*GIVEN TASK*. Output the first line of the listing and each line after it, up to and including the line that contains "-4, -5, -6, -7, -8]", exactly as written, minus the pictures.

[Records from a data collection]
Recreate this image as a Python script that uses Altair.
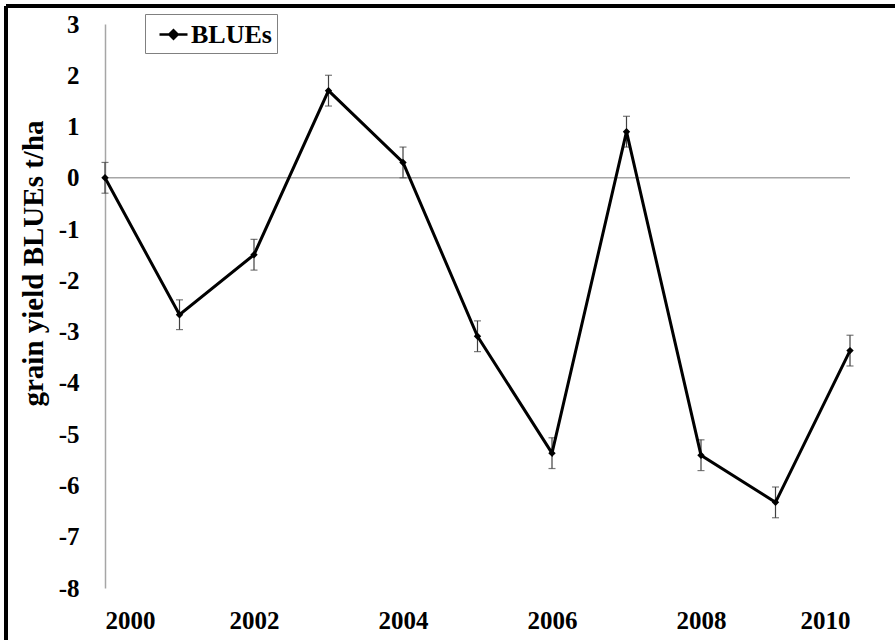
import altair as alt
import pandas as pd

# Yearly best linear unbiased estimates of grain yield (t/ha) with standard errors
years = [2000, 2001, 2002, 2003, 2004, 2005, 2006, 2007, 2008, 2009, 2010]
blues = [0.00, -2.67, -1.50, 1.70, 0.30, -3.09, -5.37, 0.90, -5.41, -6.33, -3.37]
std_err = [0.30, 0.29, 0.30, 0.30, 0.30, 0.30, 0.30, 0.30, 0.30, 0.30, 0.30]

x_ticks = [2000, 2002, 2004, 2006, 2008, 2010]
y_ticks = [3, 2, 1, 0, -1, -2, -3, -4, -5, -6, -7, -8]

SERIF = "Liberation Serif"
W, H = 745, 564

df = pd.DataFrame({"year": years, "blue": blues, "se": std_err})

base = alt.Chart(df).transform_calculate(
    lo="datum.blue - datum.se",
    hi="datum.blue + datum.se",
    series="'BLUEs'",
)

x_enc = alt.X(
    "year:Q",
    scale=alt.Scale(domain=[2000, 2010], nice=False, zero=False),
    axis=alt.Axis(
        values=x_ticks, format="d", title=None, grid=False, domain=False,
        ticks=False, labelPadding=20,
    ),
)
y_scale = alt.Scale(domain=[-8, 3], nice=False, zero=False)

# horizontal reference at zero
zero_line = alt.Chart(pd.DataFrame({"v": [0]})).mark_rule(
    color="#a6a6a6", strokeWidth=1.5
).encode(
    y=alt.Y("v:Q", scale=y_scale),
    x=alt.datum(2000),
    x2=alt.datum(2010),
)

err_rule = base.mark_rule(color="#404040", strokeWidth=1.2).encode(
    x=x_enc,
    y=alt.Y("lo:Q", scale=y_scale),
    y2="hi:Q",
)
cap_lo = base.mark_tick(orient="horizontal", size=7, thickness=1.2, color="#404040").encode(
    x=x_enc, y=alt.Y("lo:Q", scale=y_scale)
)
cap_hi = base.mark_tick(orient="horizontal", size=7, thickness=1.2, color="#404040").encode(
    x=x_enc, y=alt.Y("hi:Q", scale=y_scale)
)

line = base.mark_line(strokeWidth=3).encode(
    x=x_enc,
    y=alt.Y(
        "blue:Q",
        scale=y_scale,
        axis=alt.Axis(
            values=y_ticks, labelExpr="'' + datum.value",
            title="grain yield BLUEs t/ha", grid=False,
            domainColor="#a6a6a6", domainWidth=1.5, ticks=False, labelPadding=26,
            titleX=-72, titleY=239, titleAngle=-90, titleAlign="center",
            titleBaseline="middle",
        ),
    ),
    color=alt.Color(
        "series:N",
        scale=alt.Scale(range=["black"]),
        legend=alt.Legend(
            title=None, orient="none", legendX=40, legendY=-10,
            symbolType="M-1,0H1M-0.3,0L0,-0.3L0.3,0L0,0.3Z",
            symbolSize=784, symbolStrokeWidth=2.5, symbolStrokeColor="black",
            symbolFillColor="black", symbolOffset=8, labelOffset=2,
            padding=5, strokeColor="#808080", fillColor="white",
            labelFont=SERIF, labelFontWeight="bold", labelFontSize=26,
            labelColor="black",
        ),
    ),
)

points = base.mark_point(shape="diamond", filled=True, size=55, opacity=1, color="black").encode(
    x=x_enc, y=alt.Y("blue:Q", scale=y_scale)
)

# outer frame (left and top edges)
frame_left = alt.Chart(df).mark_rule(color="black", strokeWidth=3).encode(
    x=alt.value(-99), y=alt.value(-18), y2=alt.value(H + 52)
)
frame_top = alt.Chart(df).mark_rule(color="black", strokeWidth=3).encode(
    x=alt.value(-99), x2=alt.value(W + 45), y=alt.value(-18)
)

chart = (
    alt.layer(zero_line, err_rule, cap_lo, cap_hi, line, points, frame_left, frame_top)
    .properties(
        width=W, height=H,
        autosize=alt.AutoSizeParams(type="none"),
        padding={"left": 105, "top": 24, "right": 45, "bottom": 52},
        background="white",
    )
    .configure_view(stroke=None)
    .configure_axis(
        labelFont=SERIF, labelFontWeight="bold", labelFontSize=25, labelColor="black",
        titleFont=SERIF, titleFontWeight="bold", titleFontSize=29, titleColor="black",
    )
)

chart.save("out.html", embed_options={"renderer": "svg", "actions": False})
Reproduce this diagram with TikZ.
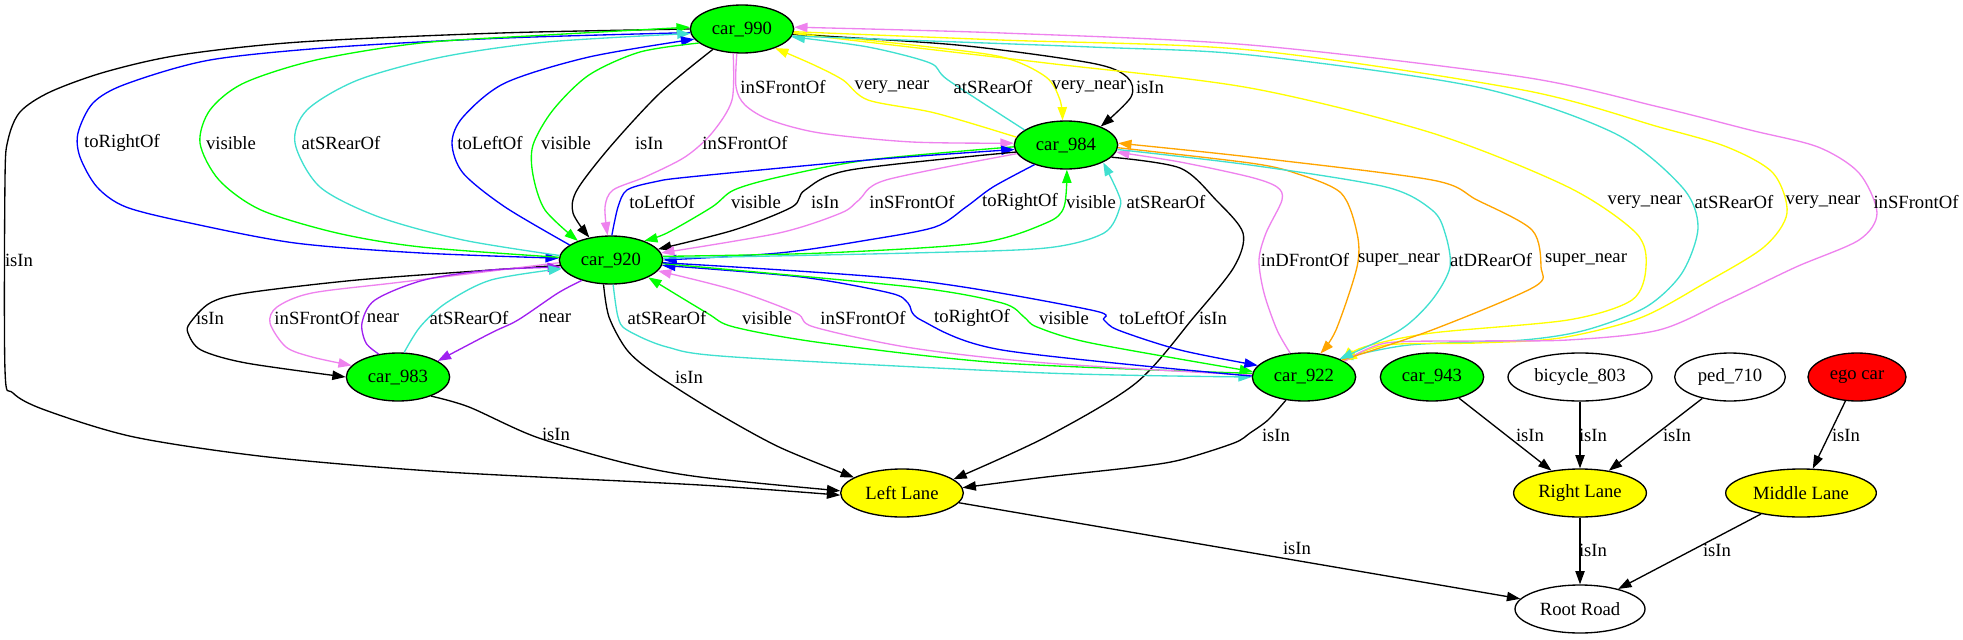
\documentclass[tikz,border=0pt]{standalone}
\usepackage{fontspec}
\setmainfont{Liberation Serif}
\usetikzlibrary{shapes.geometric,arrows.meta}
\definecolor{gvgreen}{RGB}{0,255,0}
\definecolor{gvblue}{RGB}{0,0,255}
\definecolor{gvturq}{RGB}{64,224,208}
\definecolor{gvviolet}{RGB}{238,130,238}
\definecolor{gvyellow}{RGB}{255,255,0}
\definecolor{gvorange}{RGB}{255,165,0}
\definecolor{gvpurple}{RGB}{160,32,240}
\definecolor{gvred}{RGB}{255,0,0}
\begin{document}
\begin{tikzpicture}[x=0.75pt,y=-0.75pt,
 every node/.style={font=\fontsize{14}{16}\selectfont},
 obj/.style={ellipse, draw=black, line width=1pt, minimum height=36pt, inner sep=0pt},
 car/.style={obj, fill=gvgreen, minimum width=77.5pt},
 lane/.style={obj, fill=gvyellow},
 plainobj/.style={obj, fill=white},
 e/.style={line width=1pt, -{Triangle[length=10pt,width=7pt]}},
 lb/.style={inner sep=0pt}
]
\useasboundingbox (0,0) rectangle (1963,639);
% nodes
\node[car] (car990) at (742,29) {car\_990};
\node[car] (car984) at (1066,145) {car\_984};
\node[car] (car920) at (611,260) {car\_920};
\node[car] (car983) at (398,377) {car\_983};
\node[car] (car922) at (1304,377) {car\_922};
\node[car] (car943) at (1432,377) {car\_943};
\node[plainobj, minimum width=108pt] (bike) at (1580,377) {bicycle\_803};
\node[plainobj, minimum width=83pt] (ped) at (1730,377) {ped\_710};
\node[obj, fill=gvred, minimum width=73.5pt] (ego) at (1857,377) {ego car};
\node[lane, minimum width=92pt] (leftlane) at (902,493) {Left Lane};
\node[lane, minimum width=99.6pt] (rightlane) at (1580,493) {Right Lane};
\node[lane, minimum width=113pt] (midlane) at (1801,493) {Middle Lane};
\node[plainobj, minimum width=97.5pt] (root) at (1580,609) {Root Road};

% car990 -> Left Lane
\draw[e] plot[smooth] coordinates {(car990.180) (500,33) (300,42) (180,55) (105,72) (50,92) (20,112) (8,140) (5,180) (5,370) (13,393) (45,410) (134,437) (268,457) (446,472) (700,485) (leftlane.182)};
% left loops car990 <-> car920
\draw[e,gvblue] plot[smooth] coordinates {(car990.184) (505,38) (337,47) (210,60) (126,84) (93,103) (78,133) (80,157) (97,187) (126,207) (190,223) (295,243) (421,253) (car920.178)};
\draw[e,gvgreen] plot[smooth] coordinates {(car920.177) (421,247) (337,233) (261,210) (219,180) (200,143) (210,110) (244,83) (316,60) (421,43) (547,35) (car990.178)};
\draw[e,gvturq] plot[smooth] coordinates {(car920.175) (463,240) (379,217) (320,187) (295,143) (307,110) (358,80) (442,57) (547,42) (car990.185)};
\draw[e,gvblue] plot[smooth] coordinates {(car920.160) (505,207) (463,173) (452,143) (463,117) (505,83) (589,57) (car990.192)};
\draw[e,gvgreen] plot[smooth] coordinates {(car990.198) (640,52) (589,75) (553,110) (533,145) (533,175) (545,210) (car920.150)};
\draw[e] plot[smooth] coordinates {(car990.215) (660,93) (610,147) (577,190) (573,213) (car920.134)};
\draw[e,gvviolet] plot[smooth] coordinates {(car990.250) (732,100) (712,133) (685,157) (645,177) (613,190) (605,207) (car920.98)};
% car990 <-> car984
\draw[e,gvviolet] plot[smooth] coordinates {(car990.258) (736,87) (745,105) (770,120) (820,133) (912,142) (car984.178)};
\draw[e,gvyellow] plot[smooth] coordinates {(car984.171) (935,113) (868,100) (843,80) (814,65) (car990.330)};
\draw[e,gvturq] plot[smooth] coordinates {(car984.160) (948,80) (930,63) (868,47) (car990.351)};
\draw[e,gvyellow] plot[smooth] coordinates {(car990.356) (912,45) (1002,57) (1046,77) (1060,100) (car984.98)};
\draw[e] plot[smooth] coordinates {(car990.354) (957,45) (1091,63) (1127,77) (1131,97) (car984.28)};
% car990 <-> car922
\draw[e,gvyellow] plot[smooth] coordinates {(car990.355) (1046,63) (1250,88) (1432,133) (1568,187) (1636,233) (1646,267) (1632,300) (1568,320) (1432,333) (1364,347) (car922.24)};
\draw[e,gvturq] plot[smooth] coordinates {(car990.352) (1091,47) (1250,55) (1477,87) (1614,133) (1682,187) (1698,227) (1682,273) (1646,307) (1586,330) (1523,340) (1409,345) (car922.27)};
\draw[e,gvyellow] plot[smooth] coordinates {(car990.357) (1000,40) (1250,50) (1523,90) (1659,127) (1727,147) (1773,173) (1787,213) (1764,247) (1705,283) (1640,318) (1560,338) (1477,343) (1386,345) (car922.22)};
\draw[e,gvviolet] plot[smooth] coordinates {(car922.21) (1386,343) (1477,341) (1568,340) (1659,330) (1727,300) (1796,267) (1859,240) (1877,213) (1859,173) (1818,147) (1750,130) (1659,107) (1523,77) (1250,45) (1002,33) (car990.2)};
% car984 <-> car920
\draw[e,gvgreen] plot[smooth] coordinates {(car984.182) (868,160) (779,177) (734,190) (712,207) (667,233) (car920.30)};
\draw[e,gvblue] plot[smooth] coordinates {(car920.88) (618,207) (627,190) (654,182) (689,177) (868,160) (car984.185)};
\draw[e] plot[smooth] coordinates {(car984.188) (850,170) (805,190) (792,207) (734,230) (car920.13)};
\draw[e,gvviolet] plot[smooth] coordinates {(car984.190) (886,180) (859,200) (841,213) (779,233) (car920.8)};
\draw[e,gvblue] plot[smooth] coordinates {(car984.212) (993,187) (966,207) (935,227) (868,240) (779,253) (car920.0)};
\draw[e,gvgreen] plot[smooth] coordinates {(car920.4) (823,253) (979,243) (1046,223) (1064,207) (car984.272)};
\draw[e,gvturq] plot[smooth] coordinates {(car920.2) (912,253) (1046,248) (1104,233) (1120,207) (1118,193) (car984.335)};
% car984 -> Left Lane
\draw[e] plot[smooth] coordinates {(car984.345) (1180,168) (1216,200) (1243,233) (1234,267) (1194,317) (1136,383) (1046,437) (leftlane.15)};
% car984 <-> car922
\draw[e,gvviolet] plot[smooth] coordinates {(car922.120) (1277,330) (1264,293) (1259,260) (1266,233) (1282,200) (1277,187) (1250,177) (1180,162) (car984.352)};
\draw[e,gvorange] plot[smooth] coordinates {(car984.357) (1250,163) (1295,173) (1341,193) (1357,233) (1357,267) (1336,330) (car922.55)};
\draw[e,gvorange] plot[smooth] coordinates {(car922.24) (1432,330) (1534,287) (1541,267) (1532,230) (1477,200) (1432,180) (1250,157) (car984.2)};
\draw[e,gvturq] plot[smooth] coordinates {(car984.355) (1250,165) (1386,187) (1432,210) (1445,233) (1450,267) (1432,300) (1400,330) (car922.27)};
% car920 <-> car983
\draw[e] plot[smooth] coordinates {(car920.186) (491,270) (357,280) (246,293) (210,303) (190,323) (188,333) (201,350) (246,363) (car983.180)};
\draw[e,gvviolet] plot[smooth] coordinates {(car920.183) (402,282) (312,293) (277,307) (270,323) (286,347) (312,357) (car983.166)};
\draw[e,gvpurple] plot[smooth] coordinates {(car983.130) (366,343) (362,323) (375,300) (424,280) (491,270) (car920.188)};
\draw[e,gvpurple] plot[smooth] coordinates {(car920.215) (558,293) (518,320) (491,333) (car983.22)};
\draw[e,gvturq] plot[smooth] coordinates {(car983.76) (420,327) (446,303) (491,280) (car920.190)};
% car983 -> Left Lane, car920 -> Left Lane
\draw[e] plot[smooth] coordinates {(car983.330) (469,407) (536,437) (625,463) (700,477) (leftlane.178)};
\draw[e] plot[smooth] coordinates {(car920.253) (609,317) (627,350) (654,373) (712,410) (779,447) (leftlane.162)};
% car920 <-> car922
\draw[e,gvturq] plot[smooth] coordinates {(car920.275) (618,317) (627,330) (667,347) (734,357) (1046,373) (car922.180)};
\draw[e,gvgreen] plot[smooth] coordinates {(car922.176) (1002,363) (823,343) (734,327) (707,313) (car920.335)};
\draw[e,gvviolet] plot[smooth] coordinates {(car922.178) (1046,363) (912,348) (814,327) (796,313) (734,290) (car920.347)};
\draw[e,gvblue] plot[smooth] coordinates {(car922.179) (1002,350) (921,320) (908,303) (890,293) (801,277) (car920.354)};
\draw[e,gvgreen] plot[smooth] coordinates {(car920.356) (912,287) (1002,303) (1024,317) (1037,327) (1091,343) (car922.174)};
\draw[e,gvblue] plot[smooth] coordinates {(car920.357) (912,280) (1091,310) (1104,320) (1118,330) (1180,350) (car922.166)};
% car922 -> Left Lane
\draw[e] plot[smooth] coordinates {(car922.232) (1268,420) (1250,433) (1234,443) (1180,460) (1136,467) (1046,477) (leftlane.5)};
% straight edges
\draw[e] (leftlane) -- (root);
\draw[e] (car943) -- (rightlane);
\draw[e] (bike) -- (rightlane);
\draw[e] (ped) -- (rightlane);
\draw[e] (ego) -- (midlane);
\draw[e] (rightlane) -- (root);
\draw[e] (midlane) -- (root);

% labels
\node[lb] (t01) at (19,260) {isIn};
\node[lb] (t02) at (783,87) {inSFrontOf};
\node[lb] (t03) at (892,87) {very\_near};
\node[lb] (t04) at (993,87) {atSRearOf};
\node[lb] (t05) at (1089,87) {very\_near};
\node[lb] (t06) at (1150,87) {isIn};
\node[lb] (t07) at (122,143) {toRightOf};
\node[lb] (t08) at (231,143) {visible};
\node[lb] (t09) at (341,143) {atSRearOf};
\node[lb] (t10) at (490,143) {toLeftOf};
\node[lb] (t11) at (566,143) {visible};
\node[lb] (t12) at (649,143) {isIn};
\node[lb] (t13) at (745,143) {inSFrontOf};
\node[lb] (t14) at (662,202) {toLeftOf};
\node[lb] (t15) at (756,202) {visible};
\node[lb] (t16) at (825,202) {isIn};
\node[lb] (t17) at (912,202) {inSFrontOf};
\node[lb] (t18) at (1020,202) {toRightOf};
\node[lb] (t19) at (1091,202) {visible};
\node[lb] (t20) at (1166,202) {atSRearOf};
\node[lb] (t21) at (1645,202) {very\_near};
\node[lb] (t22) at (1734,202) {atSRearOf};
\node[lb] (t23) at (1823,202) {very\_near};
\node[lb] (t24) at (1916,202) {inSFrontOf};
\node[lb] (t25) at (1305,260) {inDFrontOf};
\node[lb] (t26) at (1399,260) {super\_near};
\node[lb] (t27) at (1491,260) {atDRearOf};
\node[lb] (t28) at (1586,260) {super\_near};
\node[lb] (t29) at (210,318) {isIn};
\node[lb] (t30) at (317,318) {inSFrontOf};
\node[lb] (t31) at (383,318) {near};
\node[lb] (t32) at (469,318) {atSRearOf};
\node[lb] (t33) at (555,318) {near};
\node[lb] (t34) at (667,318) {atSRearOf};
\node[lb] (t35) at (767,318) {visible};
\node[lb] (t36) at (863,318) {inSFrontOf};
\node[lb] (t37) at (972,318) {toRightOf};
\node[lb] (t38) at (1064,318) {visible};
\node[lb] (t39) at (1152,318) {toLeftOf};
\node[lb] (t40) at (1213,318) {isIn};
\node[lb] (t41) at (689,377) {isIn};
\node[lb] (t42) at (556,434) {isIn};
\node[lb] (t43) at (1276,435) {isIn};
\node[lb] (t44) at (1530,435) {isIn};
\node[lb] (t45) at (1593,435) {isIn};
\node[lb] (t46) at (1677,435) {isIn};
\node[lb] (t47) at (1846,435) {isIn};
\node[lb] (t48) at (1297,548) {isIn};
\node[lb] (t49) at (1593,550) {isIn};
\node[lb] (t50) at (1717,550) {isIn};
\end{tikzpicture}
\end{document}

*REPLY TO THE TASK*.
Recreate this image as a Python script that uses Altair.
import altair as alt
import pandas as pd

# Yearly best linear unbiased estimates of grain yield (t/ha) with standard errors
years = [2000, 2001, 2002, 2003, 2004, 2005, 2006, 2007, 2008, 2009, 2010]
blues = [0.00, -2.67, -1.50, 1.70, 0.30, -3.09, -5.37, 0.90, -5.41, -6.33, -3.37]
std_err = [0.30, 0.29, 0.30, 0.30, 0.30, 0.30, 0.30, 0.30, 0.30, 0.30, 0.30]

x_ticks = [2000, 2002, 2004, 2006, 2008, 2010]
y_ticks = [3, 2, 1, 0, -1, -2, -3, -4, -5, -6, -7, -8]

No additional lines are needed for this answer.